Where will your money and material possessions go after you’re gone? Most people leave nearly everything to their spouse, and if no longer alive to their children. But some want a portion of their estate to go to charities that support the causes and values that are important to them. How can you do this?

The financial part of a legacy has complicated rules. Your money passes to your surviving beneficiaries through a combination of beneficiary designations on insurance and retirement plans, your will or trust, and the intestate (succession) laws of your state of residence upon your death if you have no will.

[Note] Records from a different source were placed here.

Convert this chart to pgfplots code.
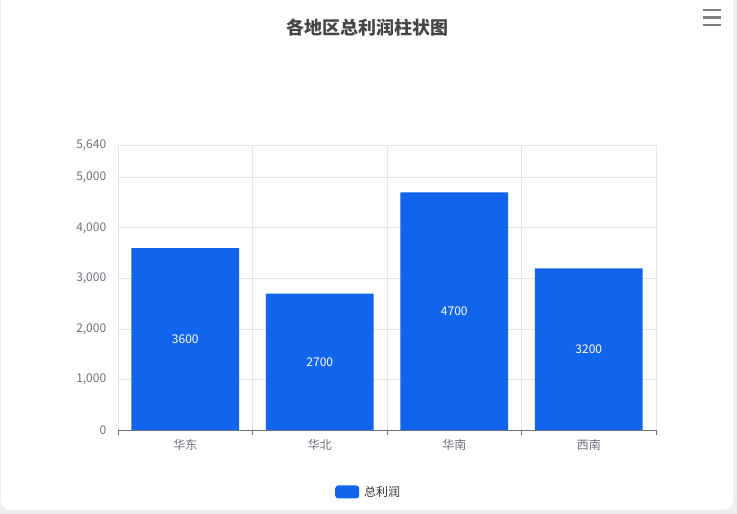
\documentclass[border=0pt]{standalone}
\usepackage{pgfplots}
\pgfplotsset{compat=1.18}
\usepackage{fontspec}
\setmainfont{Noto Sans CJK SC}
\definecolor{barblue}{RGB}{17,101,236}
\definecolor{gridc}{RGB}{224,230,241}
\definecolor{axisc}{RGB}{110,112,121}
\definecolor{titlec}{RGB}{70,70,70}
\definecolor{legc}{RGB}{51,51,51}
\definecolor{bgc}{RGB}{238,238,238}
\definecolor{iconc}{RGB}{128,128,128}
\begin{document}
\begin{tikzpicture}
\useasboundingbox (0,0) rectangle (737bp,514bp);
\fill[bgc] (0,0) rectangle (737bp,514bp);
\fill[white, rounded corners=10bp] (1bp,4bp) rectangle (733bp,530bp);
\node[font=\fontsize{18bp}{21bp}\selectfont\bfseries, text=titlec] at (367bp,486bp) {各地区总利润柱状图};
\foreach \yy in {489,496.5,504}{\draw[line width=2.4bp, color=iconc] (703bp,\yy bp) -- (721bp,\yy bp);}
\begin{axis}[
  at={(118bp,84bp)}, anchor=south west,
  scale only axis, width=538bp, height=285bp,
  xmin=-0.5, xmax=3.5, ymin=0, ymax=5640,
  axis x line*=bottom, axis y line*=left,
  x axis line style={color=axisc, line width=0.8bp, -},
  y axis line style={draw=none},
  xtick={0,1,2,3}, xticklabels={华东,华北,华南,西南},
  major x tick style={draw=none},
  minor xtick={-0.5,0.5,1.5,2.5,3.5},
  minor x tick style={color=axisc, line width=0.8bp},
  minor tick length=5bp, tick align=outside,
  xminorgrids, minor x grid style={color=gridc, line width=0.8bp},
  ytick={0,1000,2000,3000,4000,5000,5640},
  major y tick style={draw=none},
  ymajorgrids, major y grid style={color=gridc, line width=0.8bp},
  /pgf/number format/.cd, 1000 sep={}, assume math mode=true, /pgfplots/.cd,
  tick label style={font=\fontsize{12bp}{14bp}\selectfont, text=axisc},
  yticklabel style={anchor=east, xshift=-4bp, /pgf/number format/1000 sep={,}},
  xticklabel style={yshift=-2bp},
  ybar, bar width=0.8,
  legend style={at={(axis description cs:0.466,-0.2175)}, anchor=center, draw=none, fill=none,
    font=\fontsize{12bp}{14bp}\selectfont, text=legc},
  legend image code/.code={\fill[barblue, rounded corners=3bp] (0bp,-6.5bp) rectangle (24bp,6.5bp); \path (27bp,0bp);},
  nodes near coords,
  visualization depends on={y \as \rawy},
  every node near coord/.append style={anchor=center, text=white, font=\fontsize{12bp}{14bp}\selectfont,
    yshift={-\rawy*0.0252660bp}},
]
\addplot[fill=barblue, draw=none] coordinates {(0,3600) (1,2700) (2,4700) (3,3200)};
\addlegendentry{总利润}
\end{axis}
\end{tikzpicture}
\end{document}
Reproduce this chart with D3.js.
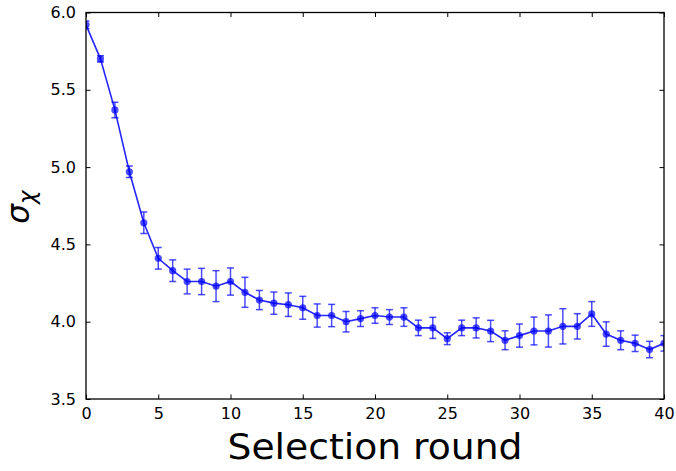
<!DOCTYPE html>
<html>
<head>
<meta charset="utf-8">
<script src="https://cdn.jsdelivr.net/npm/d3@7"></script>
<style>
  html, body { margin: 0; padding: 0; background: #fff; }
  svg { display: block; }
  text { font-family: "DejaVu Sans", sans-serif; }
</style>
</head>
<body>
<svg id="chart" width="676" height="471"></svg>
<script>
// Selection rounds and mean sigma_chi with its uncertainty per round
const rounds = d3.range(0, 41);
const sigma = [
  5.92, 5.70, 5.37, 4.97, 4.64, 4.41, 4.33, 4.26, 4.26, 4.23,
  4.26, 4.19, 4.14, 4.12, 4.11, 4.09, 4.04, 4.04, 4.00, 4.02,
  4.04, 4.03, 4.03, 3.96, 3.96, 3.89, 3.96, 3.96, 3.94, 3.88,
  3.91, 3.94, 3.94, 3.97, 3.97, 4.05, 3.92, 3.88, 3.86, 3.82,
  3.86
];
const sigmaErr = [
  0.025, 0.02, 0.05, 0.037, 0.07, 0.07, 0.07, 0.08, 0.085, 0.10,
  0.088, 0.097, 0.062, 0.072, 0.076, 0.074, 0.075, 0.072, 0.066, 0.051,
  0.05, 0.048, 0.06, 0.05, 0.068, 0.038, 0.05, 0.065, 0.069, 0.061,
  0.075, 0.09, 0.104, 0.114, 0.082, 0.08, 0.079, 0.061, 0.053, 0.053,
  0.05
];
const xTicks = [0, 5, 10, 15, 20, 25, 30, 35, 40];
const yTicks = [3.5, 4.0, 4.5, 5.0, 5.5, 6.0];

const svg = d3.select("#chart");
const plotLeft = 86, plotRight = 664, plotTop = 12.5, plotBottom = 399;

const x = d3.scaleLinear().domain([0, 40]).range([plotLeft, plotRight]);
const y = d3.scaleLinear().domain([3.5, 6.0]).range([plotBottom, plotTop]);

const data = rounds.map((r, i) => ({ r, v: sigma[i], e: sigmaErr[i] }));

svg.append("defs").append("clipPath").attr("id", "clip")
  .append("rect").attr("x", plotLeft).attr("y", plotTop)
  .attr("width", plotRight - plotLeft).attr("height", plotBottom - plotTop);

const marks = svg.append("g").attr("clip-path", "url(#clip)");
const blue = "#0000ff";

// error bars
const eb = marks.append("g")
  .attr("stroke", blue).attr("stroke-opacity", 0.7).attr("stroke-width", 1.5);
data.forEach(d => {
  const cx = x(d.r), y0 = y(d.v - d.e), y1 = y(d.v + d.e);
  eb.append("line").attr("x1", cx).attr("x2", cx).attr("y1", y0).attr("y2", y1);
  eb.append("line").attr("x1", cx - 3.5).attr("x2", cx + 3.5).attr("y1", y0).attr("y2", y0);
  eb.append("line").attr("x1", cx - 3.5).attr("x2", cx + 3.5).attr("y1", y1).attr("y2", y1);
});

// connecting line
marks.append("path").datum(data)
  .attr("fill", "none").attr("stroke", blue).attr("stroke-opacity", 0.85)
  .attr("stroke-width", 1.6)
  .attr("d", d3.line().x(d => x(d.r)).y(d => y(d.v)));

// markers
marks.append("g").selectAll("circle").data(data).join("circle")
  .attr("cx", d => x(d.r)).attr("cy", d => y(d.v)).attr("r", 3.6)
  .attr("fill", blue).attr("fill-opacity", 0.7);

// axes, ticks pointing inward on all four sides
const tickLen = 4.5;
const xb = svg.append("g").attr("transform", `translate(0,${plotBottom})`)
  .call(d3.axisBottom(x).tickValues(xTicks).tickSize(-tickLen).tickPadding(9).tickFormat(d3.format("d")));
const xt = svg.append("g").attr("transform", `translate(0,${plotTop})`)
  .call(d3.axisTop(x).tickValues(xTicks).tickSize(-tickLen).tickFormat(""));
const yl = svg.append("g").attr("transform", `translate(${plotLeft},0)`)
  .call(d3.axisLeft(y).tickValues(yTicks).tickSize(-tickLen).tickPadding(10).tickFormat(d3.format(".1f")));
const yr = svg.append("g").attr("transform", `translate(${plotRight},0)`)
  .call(d3.axisRight(y).tickValues(yTicks).tickSize(-tickLen).tickFormat(""));

[xb, xt, yl, yr].forEach(g => {
  g.select(".domain").remove();
  g.selectAll(".tick line").attr("stroke", "#000").attr("stroke-width", 1);
  g.selectAll("text").attr("font-family", "DejaVu Sans").attr("font-size", 16).attr("fill", "#000");
});

svg.append("rect").attr("x", plotLeft).attr("y", plotTop)
  .attr("width", plotRight - plotLeft).attr("height", plotBottom - plotTop)
  .attr("fill", "none").attr("stroke", "#000").attr("stroke-width", 1.3);

// axis titles
svg.append("text")
  .attr("x", (plotLeft + plotRight) / 2).attr("y", 459)
  .attr("text-anchor", "middle").attr("font-size", 36).attr("fill", "#000")
  .attr("textLength", 295).attr("lengthAdjust", "spacingAndGlyphs")
  .text("Selection round");

const yt = svg.append("text")
  .attr("transform", "translate(29,207) rotate(-90)")
  .attr("text-anchor", "middle").attr("fill", "#000");
yt.append("tspan").attr("font-size", 31).attr("font-style", "italic").text("σ");
yt.append("tspan").attr("font-size", 23).attr("font-style", "italic").attr("dy", 6).text("χ");
</script>
</body>
</html>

Planning can get particularly challenging if your assets themselves are complicated (a business, real estate), if your beneficiaries’ health is complicated (care for a dependent, drug dependency), or if your family situation is complicated (multiple marriages, very different situations for the different beneficiaries.) When you add in wanting to minimize taxes and having preferences as to when money is to be released to different beneficiaries, you can see that there is both an art and science in figuring this all out.

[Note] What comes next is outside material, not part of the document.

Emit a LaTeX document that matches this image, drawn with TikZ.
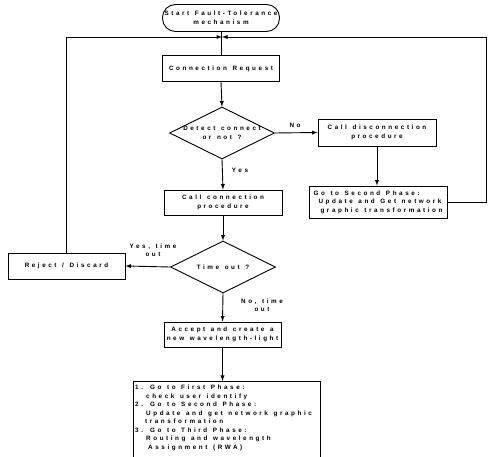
\documentclass[tikz,border=0pt]{standalone}
\usepackage{fontspec}
\setsansfont{Liberation Sans}[LetterSpace=41, WordSpace=1.3]
\usetikzlibrary{shapes.geometric}

\begin{document}
\begin{tikzpicture}[
    x=1pt, y=-1pt,
    every node/.style={font=\sffamily\bfseries\fontsize{6.3}{8.5}\selectfont},
    proc/.style={rectangle, draw, line width=0.9pt, minimum width=117pt, minimum height=26pt, align=center, inner sep=1pt},
    term/.style={rectangle, draw, line width=0.9pt, rounded corners=13pt, minimum width=117pt, minimum height=27pt, align=center, inner sep=1pt},
    dec/.style={diamond, draw, line width=0.9pt, minimum width=105pt, minimum height=52pt, inner sep=0pt},
    link/.style={-latex, line width=0.9pt},
    line/.style={line width=0.9pt}
]
\useasboundingbox (0,0) rectangle (488,457);

% Nodes
\node[term] (start) at (221,18) {Start Fault-Tolerance\\mechanism};
\node[proc] (connreq) at (221,68.5) {Connection Request};
\node[dec] (detect) at (222,133) {};
\node[align=center] at (detect) {Detect connect\\or not ?};
\node[proc, minimum width=118pt, minimum height=27pt] (disconn) at (377,132.5) {Call disconnection\\procedure};
\node[proc, minimum width=138pt, minimum height=32pt, align=left] (second) at (378,202) {Go to Second Phase:\\\hspace{5pt}Update and Get network\\\hspace{7pt}graphic transformation};
\node[proc, minimum width=118pt, minimum height=25pt] (callconn) at (223,202.5) {Call connection\\procedure};
\node[dec] (timeout) at (223,267) {};
\node at (timeout) {Time out ?};
\node[proc] (reject) at (66.5,266) {Reject / Discard};
\node[proc, minimum height=25pt] (accept) at (222.5,334.5) {Accept and create a\\new wavelength-light};
\node[proc, anchor=north west, minimum width=187pt, minimum height=85pt] (phases) at (133,381) {};
\node[anchor=north west, align=left, inner sep=0pt] (phasetext) at (135,385) {1. Go to First Phase:\\\hspace{11pt}check user identify\\2. Go to Second Phase:\\\hspace{11pt}Update and get network graphic\\\hspace{10pt}transformation\\3. Go to Third Phase:\\\hspace{11pt}Routing and wavelength\\\hspace{13pt}Assignment (RWA)};

% Labels
\node (nolbl) at (295,125) {No};
\node (yeslbl) at (240,170) {Yes};
\node[align=center] (yestime) at (153,250) {Yes, time\\out};
\node[align=center] (notime) at (262,305) {No, time\\out};

% Connections
\coordinate (merge) at (222,37);
\draw[line] (start.south) -- (connreq.north);
\draw[link] (connreq.south) -- (detect.north);
\draw[link] (detect.east) -- (disconn.west);
\draw[link] (detect.south) -- (callconn.north);
\draw[link] (disconn.south) -- (second.north -| disconn.south);
\draw[link] (callconn.south) -- (timeout.north);
\draw[link] (timeout.west) -- (reject.east);
\draw[link] (timeout.south) -- (accept.north);
\draw[link] (accept.south) -- (phases.north -| accept.south);
\draw[link] (reject.north) |- (merge);
\draw[link] (second.east) -- (486,202) |- (merge);

\end{tikzpicture}
\end{document}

It’s frequently critical to work with a variety of professionals in your estate planning. Your estate planning attorney can put together a plan and then construct the appropriate legal documents. Many financial planners are familiar with a variety of planning approaches and can help with the process. They will need to compile your list of assets to give to the attorney. Insurance agents sometimes get involved because life insurance might be an approach you decide to use. In my experience it’s important to work with very high caliber professionals in each of the appropriate areas.

Until a couple of years ago I was a financial planner. Here is an estate planning strategy that I frequently recommended to my clients. Let’s assume that there is some cause (charity) that is important to you. While you’re alive, you make annual contributions to support their efforts. Those contributions will stop upon your death. You want them to also inherit some of your assets.

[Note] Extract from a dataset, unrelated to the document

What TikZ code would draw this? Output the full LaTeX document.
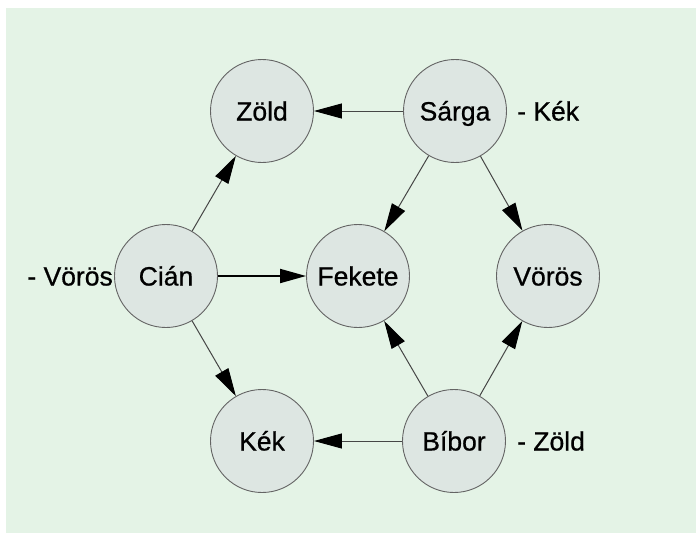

Let’s assume your estate totals $500,000 including a $100,000 retirement plan and you have two children whom you want to inherit equally. Each child would then receive $250,000 including half the retirement plan ($50,000 each.)  If your children would be in the 20% marginal tax bracket when they inherit, they would each owe 20% of the $50,000 or $10,000 in income taxes. Their net after-tax inheritance would be $240,000.

What if you changed only the beneficiary of your retirement plan to your favorite charity? Then the charity would receive all $100,000 free and clear. It wouldn’t have to pay any income tax on it (it’s a nonprofit.) This is an efficient way to leave a legacy to your favorite cause. You could set it up so that the charity received and used the lump sum all at once, or you could leave the money to their foundation to stretch out the time period for its use.

Here’s the critical question – how would leaving some money to charity affect your children? If each child received $200,000 instead of $240,000, would it make a critical difference in their lives? If not, where would you like your $100,000 to go to make the world a better place? In any case, review your situation and goals with your professional advisors to find strategies that are appropriate for you.

What would you like your legacy to be? Are your estate planning documents and retirement plan beneficiaries set up to do what you want them to do?